U.S. economic reports on Wednesday were mixed. A private sector employment report showed the U.S. economy added more than 200,000 jobs last month but that was offset by weaker-than-expected U.S. manufacturing data.
The Institute for Supply Management said its index of national factory activity dropped to 56.6 last month, its lowest since June, from 59.0 in August. Economists had forecast it would slide to 58.5. A gauge of new orders fell to 60.0 from 66.7.
In late New York trading, the dollar was down 0.3 percent at 109.23 yen, having risen past 110 yen during Asian trade.
The dollar index was flat at 85.949. The index has risen 7.4 percent so far this year, and is on track for its biggest yearly gain in nine years.
The greenback's weakness coincided with the fall in U.S. Treasury yields.
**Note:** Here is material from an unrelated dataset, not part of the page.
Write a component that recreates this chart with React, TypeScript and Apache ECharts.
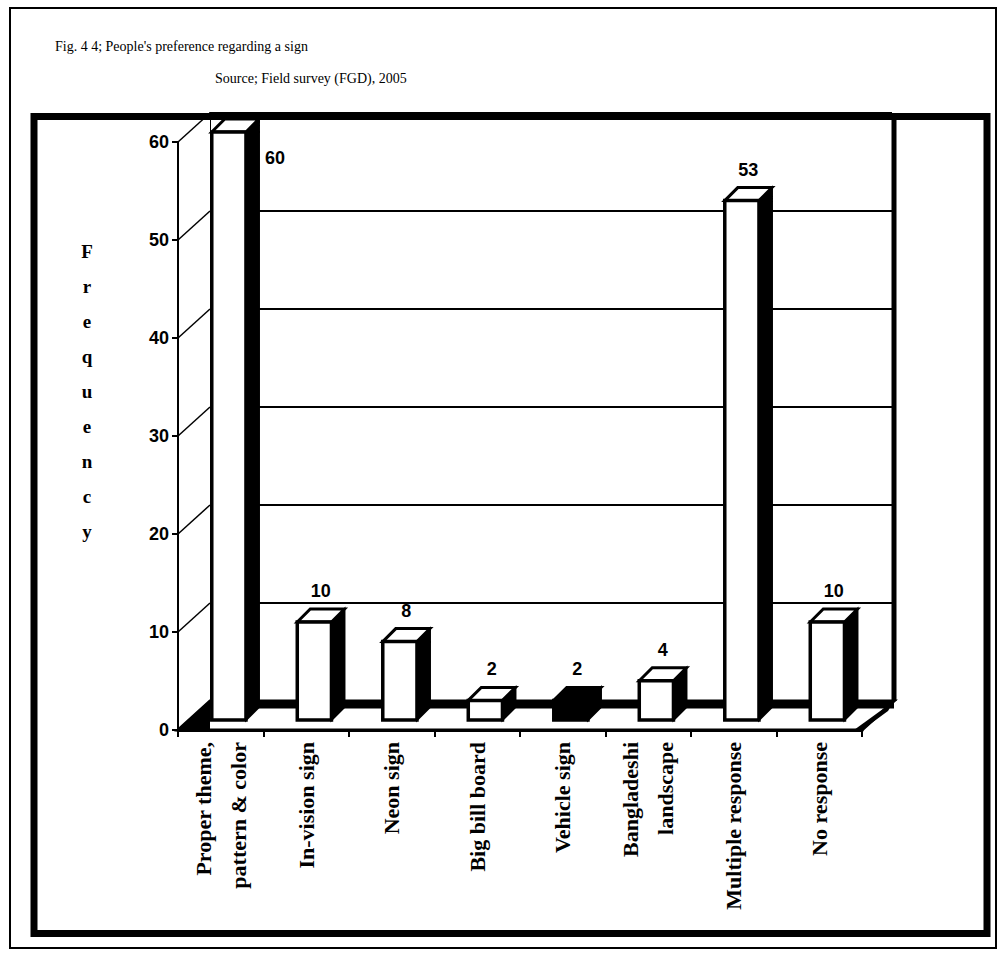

Both U.S. 10-year note and 30-year bond yields fell to one-month lows.
The euro, meanwhile, was down 0.2 percent at $1.2611, holding near two-year lows hit on Tuesday. The euro zone's common currency was hit by fresh evidence of a slowdown in inflation in the area.
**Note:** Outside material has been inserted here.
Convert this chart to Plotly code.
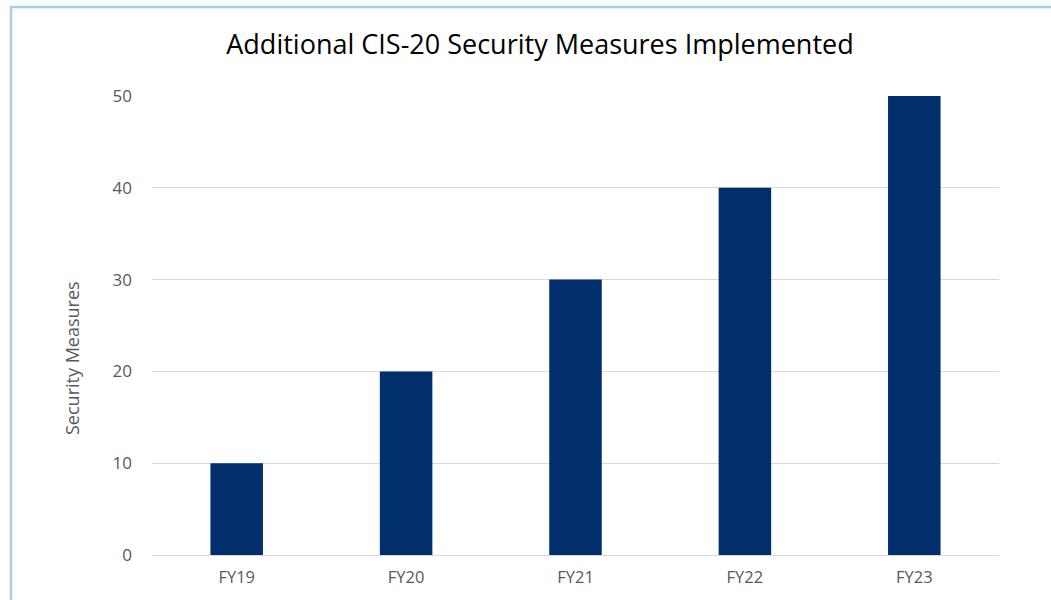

Data showed euro zone annual inflation cooled to 0.3 percent in September from 0.4 percent, intensifying the case for the ECB to offer more stimulus, including quantitative easing.
That stoked the view that monetary policies in Europe and the United States are diverging. While the Fed is expected to tighten at some point, there is a growing view that the ECB will need to implement a full-blown policy of government bond-buying to fend off the threat of deflation.